Côte d’Ivoire’s electoral commission on 23 October suspended for two days the long-delayed voter registration operation, throwing into deeper uncertainty the timing of a presidential poll seen as indispensable to restoring stability.

The electoral commission said registration was being suspended for technical reasons, but the operation has been fraught with problems. The order comes as youths continue attacking registration offices and some election workers enter the second week of a strike over alleged lack of pay.

Residents of the commercial capital Abidjan described how last week youths armed with stones and clubs vandalised a registration office and made off with documents. Other registration offices throughout the country have been similarly attacked since the process began on 15 September.

The presidential election is officially set for 30 November after several failed peace deals and poll cancellations, but much pre-election work remains to be done and disarmament of former rebels and pro-government militia is lagging. Local and international media are reporting that a postponement is imminent. Ivorians are wondering not whether the poll will be put off again but for how long this time.

“For at least a week now, all Ivorians say the elections will be postponed,” teacher Marcellin Atta in Abidjan told IRIN. “Let’s hope it won’t be for more than six months.”

President Laurent Gbagbo took power in a 2000 election in which he ran against military ruler Robert Guei. A 2002 rebellion split the country into a rebel-held north and government-controlled south. A peace deal signed by Gbagbo and the rebels in March 2007 is still holding but is laden with setbacks.

UN Secretary-General Ban Ki-moon and a UN group of experts monitoring progress in Côte d’Ivoire earlier this month expressed concern that conditions in the country threaten stability.

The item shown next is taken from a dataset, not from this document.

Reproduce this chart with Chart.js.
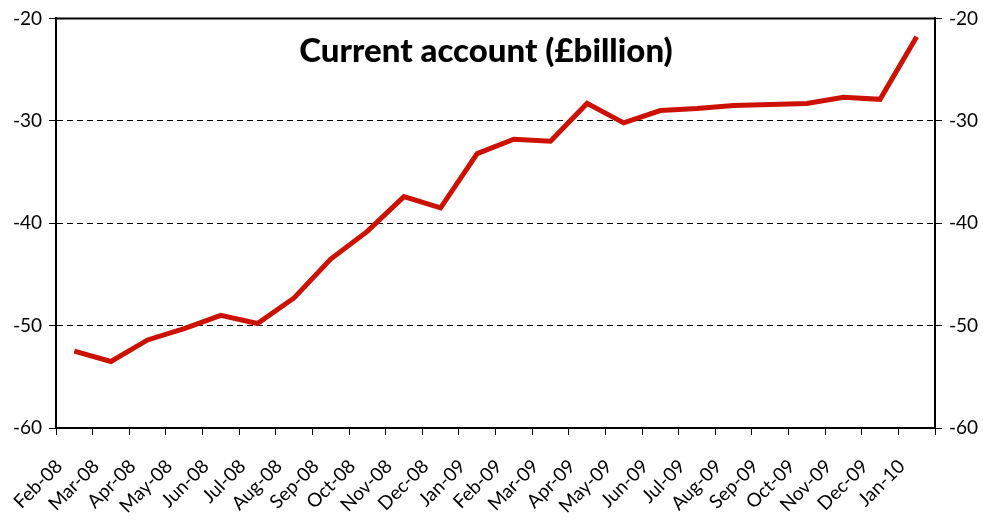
<!DOCTYPE html>
<html>
<head>
<meta charset="utf-8">
<script src="https://cdn.jsdelivr.net/npm/chart.js@4"></script>
<style>
  html, body { margin: 0; padding: 0; background: #fff; }
  #wrap { width: 983px; height: 520px; }
</style>
</head>
<body>
<div id="wrap"><canvas id="cChart"></canvas></div>
<script>
const months = ["Feb-08", "Mar-08", "Apr-08", "May-08", "Jun-08", "Jul-08", "Aug-08", "Sep-08",
  "Oct-08", "Nov-08", "Dec-08", "Jan-09", "Feb-09", "Mar-09", "Apr-09", "May-09", "Jun-09",
  "Jul-09", "Aug-09", "Sep-09", "Oct-09", "Nov-09", "Dec-09", "Jan-10"];
const current_account = [-52.5, -53.5, -51.4, -50.3, -49.0, -49.8, -47.3, -43.5,
  -40.8, -37.4, -38.5, -33.2, -31.8, -32.0, -28.3, -30.2, -29.0,
  -28.8, -28.5, -28.4, -28.3, -27.7, -27.9, -21.8];
const y_min = -60;
const y_max = -20;
const y_step = 10;
const title_text = "Current account (\u00a3billion)";

const fontName = "Lato, 'Open Sans', sans-serif";

// title sits inside the plot, plus the solid top edge of the frame
const frame = {
  id: "frame",
  afterDraw(chart) {
    const ctx = chart.ctx;
    const a = chart.chartArea;
    ctx.save();
    ctx.strokeStyle = "#000";
    ctx.lineWidth = 2;
    ctx.beginPath();
    ctx.moveTo(a.left - 1, a.top);
    ctx.lineTo(a.right + 1, a.top);
    ctx.stroke();
    ctx.fillStyle = "#000";
    ctx.font = "900 33px " + fontName;
    ctx.textAlign = "center";
    ctx.textBaseline = "middle";
    ctx.fillText(title_text, 486, 51);
    ctx.restore();
  }
};

new Chart(document.getElementById("cChart"), {
  type: "line",
  data: {
    labels: months,
    datasets: [{
      data: current_account,
      borderColor: "#cc1100",
      borderWidth: 5,
      pointRadius: 0,
      tension: 0,
      fill: false
    }]
  },
  options: {
    responsive: true,
    maintainAspectRatio: false,
    animation: false,
    layout: { padding: { top: 17, left: 0, right: 0, bottom: 0 } },
    plugins: { legend: { display: false }, tooltip: { enabled: false } },
    scales: {
      x: {
        offset: true,
        grid: { offset: true, drawOnChartArea: false, color: "#000", tickLength: 7, lineWidth: 1 },
        border: { color: "#000", width: 2 },
        ticks: {
          color: "#000",
          font: { family: fontName, size: 19 },
          maxRotation: 45,
          minRotation: 45,
          autoSkip: false,
          labelOffset: -15,
          padding: 20
        },
        afterFit(s) { s.height = 92; }
      },
      y: {
        position: "left",
        min: y_min,
        max: y_max,
        ticks: { stepSize: y_step, color: "#000", font: { family: fontName, size: 19 }, padding: 7 },
        grid: { color: "#000", lineWidth: 1, tickLength: 7 },
        border: { color: "#000", width: 2, dash: [6, 4] },
        afterFit(s) { s.width = 56; }
      },
      y2: {
        position: "right",
        min: y_min,
        max: y_max,
        ticks: { stepSize: y_step, color: "#000", font: { family: fontName, size: 19 }, padding: 7 },
        grid: { drawOnChartArea: false, color: "#000", tickLength: 7 },
        border: { color: "#000", width: 2 },
        afterFit(s) { s.width = 48; }
      }
    }
  },
  plugins: [frame]
});
</script>
</body>
</html>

“Many of the uncompleted tasks [in the electoral process] could pose serious risks to the elections, and indeed the entire peace process as well as the long-term stability of Cote d’Ivoire, if they are not carefully managed,” Secretary-General Ban said in a 13 October report.

Ivorians say the continued stalemate is agonising.

“Elections must take place so we can finish once and for all with this stressful situation of neither war nor peace,” Mariam Touré, a financial assistant in Abidjan, told IRIN. “This has gone on far too long and conditions have become utterly unbearable for the people.”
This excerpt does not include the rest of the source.